Four Bay Area Students Among 2021 International Young Eco-Hero Award Winners
Local Students Receive Top Honor for Contributions to Solving Environmental Problems
San Francisco – Four students from the San Francisco Bay Area are among 25 young environmental activists from across the globe honored by Action For Nature (AFN) as 2021 International Young Eco-Heroes, an award that recognizes eco-conscious youth ages 8 to 16 who are taking crucial steps to solve tough environmental problems.
Winners of the International Young Eco-Hero Award are selected by a panel of independent judges, including experts in environmental science, biology, and education. Since 2003, Action For Nature has recognized more than 300 Eco-Heroes from over 30 countries and 25 U.S. states.
- Amelia Fortgang, a 16-year-old who lives on Frederick Street in the Sunset District, won third place in the 15- to 16-year-old category for her project, Bay Area Youth Climate Summit. Bay Area Youth Climate Summit (BAYCS) is an activism network that was born out of a need for impactful climate mobilization during the COVID-19 pandemic. In September 2020, BAYCS organized a day-long virtual summit that united 280 young people from 88 schools, 14 states, and 5 countries. The agenda included 16 workshops ranging from coral reef protection to climate justice activism to environmental entrepreneurship. Since the summit, BAYCS has continued running monthly in-depth workshops on topics including air quality, Indigenous activism, and environmental justice that have attracted more than 950 participants.
“The climate challenges we face will require the broad and sustained involvement of our generation,” said Amelia Fortgang.
To read more about Amelia’s work, visit www.baycs.org.
Other winners include:
- Aarushi Wadhwa, a 16 year-old from San Jose, won 1st place in the 15-16 year-old category for her project Aqua Pods. Aarushi Wadhwa has long sought out opportunities to save our planet. With Aqua-Pods, she addresses one of the biggest drivers of water waste globally: the overwatering of plants. Since 2017, Aarushi has been developing an Aqua-Pod – a “sponge” made of 100% biodegradable materials such as coffee grounds, potato, and banana peels that are proven to retain water and increase soil fertility. Currently, the Aqua-Pod is being distributed in California, as well as in Kenya and India.
“The future of our planet is in the hands of today’s youth,” said Aarushi Wadhwa.
To read more about Aarushi’s work, visit aqua-pods.net.

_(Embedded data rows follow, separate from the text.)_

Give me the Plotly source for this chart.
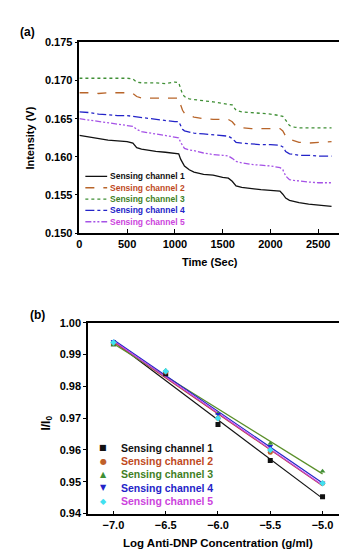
import numpy as np
import plotly.graph_objects as go

# ---------------- Panel (a) data ----------------
time_s = [0, 100, 200, 300, 400, 500, 560, 600, 650, 700, 800, 900, 1000, 1040, 1060, 1080, 1100,
          1150, 1200, 1300, 1400, 1500, 1560, 1600, 1640, 1700, 1800, 1900, 2000, 2100, 2130, 2160,
          2200, 2250, 2300, 2400, 2500, 2600, 2640]

ch1_intensity = [0.1628, 0.1626, 0.1624, 0.1622, 0.1621, 0.1620, 0.1618, 0.1612, 0.1610, 0.1609,
                 0.1607, 0.1606, 0.1604, 0.1604, 0.1597, 0.1592, 0.1588, 0.1583, 0.1580, 0.1577,
                 0.1576, 0.1573, 0.1572, 0.1568, 0.1562, 0.1560, 0.1558, 0.1557, 0.1556, 0.1555,
                 0.1551, 0.1546, 0.1543, 0.1541, 0.1540, 0.1538, 0.1537, 0.1536, 0.1535]
ch2_intensity = [0.1684, 0.1684, 0.1683, 0.1684, 0.1684, 0.1684, 0.1683, 0.1679, 0.1677, 0.1677,
                 0.1677, 0.1677, 0.1677, 0.1677, 0.1668, 0.1661, 0.1657, 0.1654, 0.1652, 0.1650,
                 0.1649, 0.1649, 0.1649, 0.1646, 0.1640, 0.1638, 0.1637, 0.1637, 0.1637, 0.1637,
                 0.1634, 0.1627, 0.1623, 0.1621, 0.1619, 0.1618, 0.1619, 0.1620, 0.1620]
ch3_intensity = [0.1703, 0.1703, 0.1703, 0.1703, 0.1703, 0.1703, 0.1702, 0.1698, 0.1697, 0.1697,
                 0.1697, 0.1696, 0.1698, 0.1697, 0.1688, 0.1682, 0.1679, 0.1676, 0.1675, 0.1674,
                 0.1672, 0.1670, 0.1669, 0.1668, 0.1661, 0.1659, 0.1658, 0.1657, 0.1656, 0.1654,
                 0.1653, 0.1648, 0.1641, 0.1639, 0.1638, 0.1638, 0.1638, 0.1638, 0.1638]
ch4_intensity = [0.1659, 0.1658, 0.1656, 0.1655, 0.1654, 0.1654, 0.1653, 0.1652, 0.1651, 0.1650,
                 0.1649, 0.1647, 0.1646, 0.1646, 0.1640, 0.1636, 0.1634, 0.1632, 0.1631, 0.1630,
                 0.1629, 0.1628, 0.1627, 0.1624, 0.1619, 0.1618, 0.1617, 0.1616, 0.1616, 0.1615,
                 0.1613, 0.1607, 0.1604, 0.1603, 0.1602, 0.1602, 0.1601, 0.1601, 0.1601]
ch5_intensity = [0.1650, 0.1648, 0.1646, 0.1644, 0.1642, 0.1641, 0.1640, 0.1636, 0.1633, 0.1632,
                 0.1630, 0.1628, 0.1626, 0.1625, 0.1619, 0.1614, 0.1611, 0.1609, 0.1608, 0.1605,
                 0.1603, 0.1602, 0.1601, 0.1598, 0.1594, 0.1592, 0.1590, 0.1589, 0.1588, 0.1586,
                 0.1583, 0.1575, 0.1570, 0.1569, 0.1568, 0.1567, 0.1566, 0.1566, 0.1566]

channel_names = ["Sensing channel 1", "Sensing channel 2", "Sensing channel 3",
                 "Sensing channel 4", "Sensing channel 5"]

# ---------------- Panel (b) data ----------------
log_conc = [-7.0, -6.5, -6.0, -5.5, -5.0]
ch1_ratio = [0.9934, 0.9840, 0.9680, 0.9567, 0.9453]
ch2_ratio = [0.9935, 0.9845, 0.9700, 0.9593, 0.9495]
ch3_ratio = [0.9930, 0.9850, 0.9715, 0.9620, 0.9533]
ch4_ratio = [0.9942, 0.9845, 0.9712, 0.9612, 0.9496]
ch5_ratio = [0.9938, 0.9848, 0.9700, 0.9600, 0.9495]

a_ticks_x = [0, 500, 1000, 1500, 2000, 2500]
a_ticks_y = [0.150, 0.155, 0.160, 0.165, 0.170, 0.175]
b_ticks_x = [-7.0, -6.5, -6.0, -5.5, -5.0]
b_ticks_y = [0.94, 0.95, 0.96, 0.97, 0.98, 0.99, 1.00]

# ---------------- styles ----------------
W, H = 347, 550
FONT = "Liberation Sans, Arial, sans-serif"
line_colors_a = ["#111111", "#b8652a", "#3f8f35", "#2323c8", "#a552e6"]
dashes_a = ["solid", "dash", "dot", "dashdot", "6px,2px,2px,2px,2px,2px"]
legend_text_colors = ["#111111", "#c04a1e", "#3f7f25", "#2323c8", "#cc44dd"]

line_colors_b = ["#111111", "#b8452a", "#5a8f2a", "#2323c8", "#c040e0"]
marker_colors_b = ["#111111", "#c0602a", "#3f8f35", "#2323c8", "#40e0f0"]
marker_symbols_b = ["square", "circle", "triangle-up", "triangle-down", "diamond"]
legend_glyphs_b = ["\u25A0", "\u25CF", "\u25B2", "\u25BC", "\u25C6"]


def px(x):
    return x / W


def py(y):
    return 1 - y / H


fig = go.Figure()

series_a = [ch1_intensity, ch2_intensity, ch3_intensity, ch4_intensity, ch5_intensity]
for name, vals, col, dsh in zip(channel_names, series_a, line_colors_a, dashes_a):
    fig.add_trace(go.Scatter(x=time_s, y=vals, mode="lines", name=name,
                             line=dict(color=col, width=1.3, dash=dsh),
                             xaxis="x", yaxis="y", showlegend=False))

series_b = [ch1_ratio, ch2_ratio, ch3_ratio, ch4_ratio, ch5_ratio]
for name, vals, lc in zip(channel_names, series_b, line_colors_b):
    slope, icpt = np.polyfit(log_conc, vals, 1)
    xf = np.array([log_conc[0], log_conc[-1]])
    fig.add_trace(go.Scatter(x=xf, y=slope * xf + icpt, mode="lines",
                             line=dict(color=lc, width=1.2),
                             xaxis="x2", yaxis="y2", showlegend=False))
for name, vals, mc, ms in zip(channel_names, series_b, marker_colors_b, marker_symbols_b):
    fig.add_trace(go.Scatter(x=log_conc, y=vals, mode="markers", name=name,
                             marker=dict(color=mc, symbol=ms, size=5),
                             xaxis="x2", yaxis="y2", showlegend=False))

axis_common = dict(showline=True, linecolor="black", linewidth=1.5, mirror=True,
                   showgrid=False, zeroline=False,
                   tickfont=dict(family=FONT, size=11, color="black", weight="bold"),
                   tickcolor="black", tickwidth=1.2)

fig.update_layout(
    width=W, height=H, autosize=False,
    margin=dict(l=0, r=0, t=0, b=0),
    paper_bgcolor="white", plot_bgcolor="white",
    font=dict(family=FONT, color="black"),
    showlegend=False,
    xaxis=dict(domain=[px(69), px(332)], anchor="y", range=[0, 2730],
               tickvals=a_ticks_x, ticks="inside", ticklen=4, **axis_common),
    yaxis=dict(domain=[py(224), py(29)], anchor="x", range=[0.150, 0.175],
               tickvals=a_ticks_y, tickformat=".3f", ticks="outside", ticklen=3, **axis_common),
    xaxis2=dict(domain=[px(77.7), px(340)], anchor="y2", range=[-7.243, -4.756],
                tickvals=b_ticks_x, tickformat=".1f", ticks="inside", ticklen=3, **axis_common),
    yaxis2=dict(domain=[py(510.7), py(315.7)], anchor="x2", range=[0.94, 1.00],
                tickvals=b_ticks_y, tickformat=".2f", ticks="outside", ticklen=3, **axis_common),
)

ann = []
bold = lambda s, c="black": dict(family=FONT, size=s, color=c, weight="bold")
ann.append(dict(text="(a)", x=px(7), y=py(18), xref="paper", yref="paper",
                xanchor="left", yanchor="middle", showarrow=False, font=bold(12)))
ann.append(dict(text="(b)", x=px(17), y=py(308), xref="paper", yref="paper",
                xanchor="left", yanchor="middle", showarrow=False, font=bold(12)))
ann.append(dict(text="Intensity (V)", x=px(19), y=py(126.5), xref="paper", yref="paper",
                textangle=-90, xanchor="center", yanchor="middle", showarrow=False, font=bold(11)))
ann.append(dict(text="Time (Sec)", x=px(200.5), y=py(254), xref="paper", yref="paper",
                xanchor="center", yanchor="middle", showarrow=False, font=bold(11)))
ann.append(dict(text="I/I<sub>0</sub>", x=px(36), y=py(418), xref="paper", yref="paper",
                textangle=-90, xanchor="center", yanchor="middle", showarrow=False, font=bold(12)))
ann.append(dict(text="Log Anti-DNP Concentration (g/ml)", x=px(208.9), y=py(541),
                xref="paper", yref="paper", xanchor="center", yanchor="middle",
                showarrow=False, font=bold(11.5)))

shapes = []
# legend (a): line samples + coloured labels
for i, (name, col, dsh, tc) in enumerate(zip(channel_names, line_colors_a, dashes_a, legend_text_colors)):
    yy = 166 + 11.6 * i
    shapes.append(dict(type="line", xref="paper", yref="paper",
                       x0=px(75), x1=px(97), y0=py(yy), y1=py(yy),
                       line=dict(color=col, width=1.3, dash=dsh)))
    ann.append(dict(text=name, x=px(98), y=py(yy), xref="paper", yref="paper",
                    xanchor="left", yanchor="middle", showarrow=False, font=bold(8.5, tc)))

# legend (b): marker glyphs + coloured labels
for i, (name, mc, g, tc) in enumerate(zip(channel_names, marker_colors_b, legend_glyphs_b, legend_text_colors)):
    yy = 443.3 + 13.7 * i
    ann.append(dict(text=g, x=px(93.3), y=py(yy), xref="paper", yref="paper",
                    xanchor="center", yanchor="middle", showarrow=False,
                    font=dict(family="DejaVu Sans", size=8, color=mc)))
    ann.append(dict(text=name, x=px(109), y=py(yy), xref="paper", yref="paper",
                    xanchor="left", yanchor="middle", showarrow=False, font=bold(10.5, tc)))

fig.update_layout(annotations=ann, shapes=shapes)
fig.write_html("out.html")
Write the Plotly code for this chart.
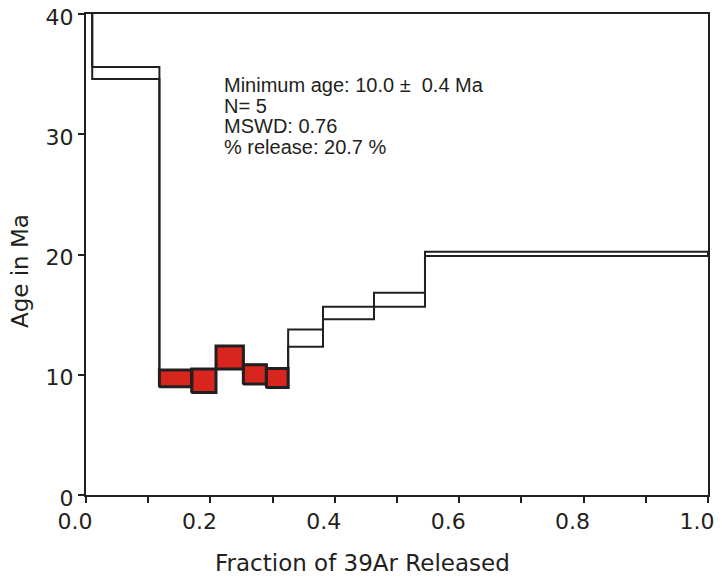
import numpy as np
import plotly.graph_objects as go

# ---- data ----
frac_bounds = [0.0, 0.010, 0.118, 0.170, 0.209, 0.253, 0.290, 0.325, 0.381, 0.463, 0.545, 1.0]
ages = [48.0, 35.1, 9.70, 9.50, 11.43, 10.03, 9.73, 13.05, 15.13, 16.23, 20.05]
errors = [2.0, 0.50, 0.70, 0.97, 0.96, 0.80, 0.80, 0.72, 0.52, 0.58, 0.17]
plateau = [False, False, True, True, True, True, True, False, False, False, False]

x_ticks = [0.0, 0.2, 0.4, 0.6, 0.8, 1.0]
x_tick_text = ["0.0", "0.2", "0.4", "0.6", "0.8", "1.0"]
y_ticks = [0, 10, 20, 30, 40]
y_tick_text = ["0", "10", "20", "30", "40"]

info_lines = ["Minimum age: 10.0 \u00b1  0.4 Ma", "N= 5", "MSWD: 0.76", "% release: 20.7 %"]

INK = "#231f20"
RED = "#d8261f"

b = np.array(frac_bounds)
a = np.array(ages)
e = np.array(errors)
hi = a + e
lo = a - e

# step envelopes
xs = np.repeat(b, 2)[1:-1]
up_y = np.repeat(hi, 2)
lo_y = np.repeat(lo, 2)

fig = go.Figure()
fig.add_trace(go.Scatter(x=list(xs) + [b[-1]], y=list(up_y) + [lo[-1]], mode="lines",
                         line=dict(color=INK, width=2), hoverinfo="skip", showlegend=False))
fig.add_trace(go.Scatter(x=xs, y=lo_y, mode="lines",
                         line=dict(color=INK, width=2), hoverinfo="skip", showlegend=False))

# plateau boxes
px, py = [], []
for i, flag in enumerate(plateau):
    if flag:
        px += [b[i], b[i + 1], b[i + 1], b[i], b[i], None]
        py += [lo[i], lo[i], hi[i], hi[i], lo[i], None]
fig.add_trace(go.Scatter(x=px, y=py, mode="lines", fill="toself", fillcolor=RED,
                         line=dict(color=INK, width=3), hoverinfo="skip", showlegend=False))

annotations = []
line_y = [0.852, 0.809, 0.767, 0.7235]
for txt, yy in zip(info_lines, line_y):
    annotations.append(dict(text=txt, xref="paper", yref="paper", x=0.2187, y=yy,
                            xanchor="left", yanchor="middle", showarrow=False,
                            font=dict(family="Liberation Sans", size=20, color=INK)))
annotations.append(dict(text="Fraction of 39Ar Released", xref="paper", yref="paper",
                        x=0.445, y=-0.141, xanchor="center", yanchor="middle", showarrow=False,
                        font=dict(family="DejaVu Sans", size=23, color=INK)))
annotations.append(dict(text="Age in Ma", xref="paper", yref="paper", textangle=-90,
                        x=-0.106, y=0.4657, xanchor="center", yanchor="middle", showarrow=False,
                        font=dict(family="DejaVu Sans", size=23, color=INK)))

# the page body adds an 8px offset, so the figure is sized to fit the window
fig.update_layout(
    width=714, height=570,
    margin=dict(l=78, r=14, t=6, b=83, autoexpand=False),
    paper_bgcolor="white", plot_bgcolor="white",
    annotations=annotations,
    xaxis=dict(range=[0, 1], tickvals=x_ticks, ticktext=x_tick_text, ticks="outside",
               ticklen=6, tickwidth=2, tickcolor=INK, showline=True, linewidth=2,
               linecolor=INK, mirror=True, showgrid=False, zeroline=False, automargin=False,
               tickfont=dict(family="DejaVu Sans", size=22, color=INK),
               ticklabelshift=-11, ticklabeloverflow="allow",
               minor=dict(dtick=0.1, tick0=0, ticks="outside", ticklen=6, tickwidth=2,
                          tickcolor=INK, showgrid=False)),
    yaxis=dict(range=[0, 40], tickvals=y_ticks, ticktext=y_tick_text, ticks="outside",
               ticklen=6, tickwidth=2, tickcolor=INK, showline=True, linewidth=2,
               linecolor=INK, mirror=True, showgrid=False, zeroline=False, automargin=False,
               ticklabeloverflow="allow", ticklabelshift=3,
               tickfont=dict(family="DejaVu Sans", size=22, color=INK)),
)

fig.write_html("out.html")
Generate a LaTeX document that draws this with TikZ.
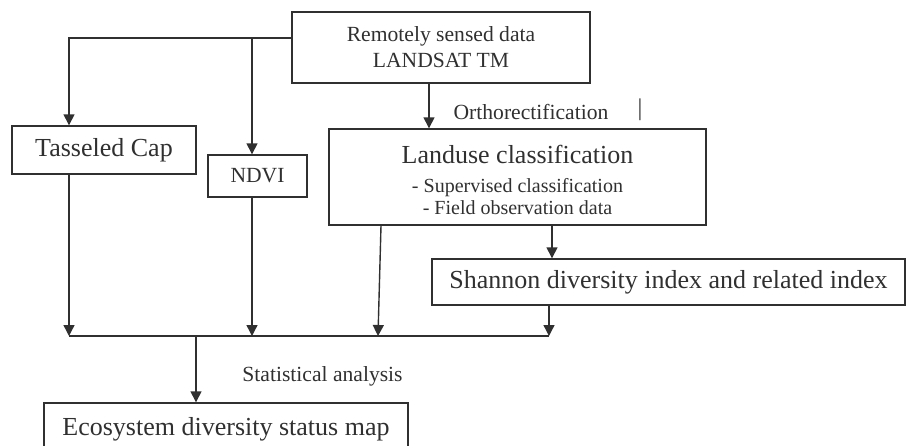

- Romal Mitr, a 15 year-old from Dublin received an Honorable Mention in the 15-16 year-old category for her project, Reimagining Earth. Reimagining Earth, strives to normalize the use of creativity to combat environmental problems. Reimagining Earth’s projects include mapmaking to account for global urbanization rates and to inform more accurate carbon footprint estimates, hosting 15 youth filmmaking workshops that aim to galvanize action on climate change, and organizing volunteers to create and distribute 1,350 origami crafts using recycled materials.
Additionally, Romal approached her city’s mayor and proposed the creation of an Environmental Youth Council. The proposal was adopted as part of the city’s Climate Action Plan for 2030 and Beyond, and spurred the creation of similar Environmental Youth Councils in communities as well.
“After hearing that many of my peers wanted to join the environmental movement but were unsure of how to incorporate their diverse and seemingly unrelated interests, I established an organization that showcases how we can draw upon all of our distinct passions in order to innovate solutions to environmental problems like climate change,” said Romal Mitr.
To read more about Romal’s work, visit http://www.reimaginingearth.org/.
- Ganesh Kumar, a 15 year-old from Fremont, received a Notable Mention in the 15-16 year-old category for his project, Goodbye Plastic Straws. Ganesh is passionate about leading the fight against plastic pollution Over the past two years, he researched ways to create affordable biodegradable straws and came up with an innovative straw design made from palm leaves.
To read more about Ganesh’s work, visit Projectjatropha.com.
“Kids like Aarushi, Amelia, Romal, and Ganesh have shown that the next generation of leaders is here, and they are refusing to wait to solve the world’s most pressing environmental challenges,” said Beryl Kay, president of Action For Nature, an international non-profit organization that encourages young people to nurture a love and respect for the Earth and to take personal action to improve the environment. “The projects that these young people created will not only have real, positive impacts on their communities, they will also help solve global climate challenges and inspire others – no matter what age – to consider what they can do to help.”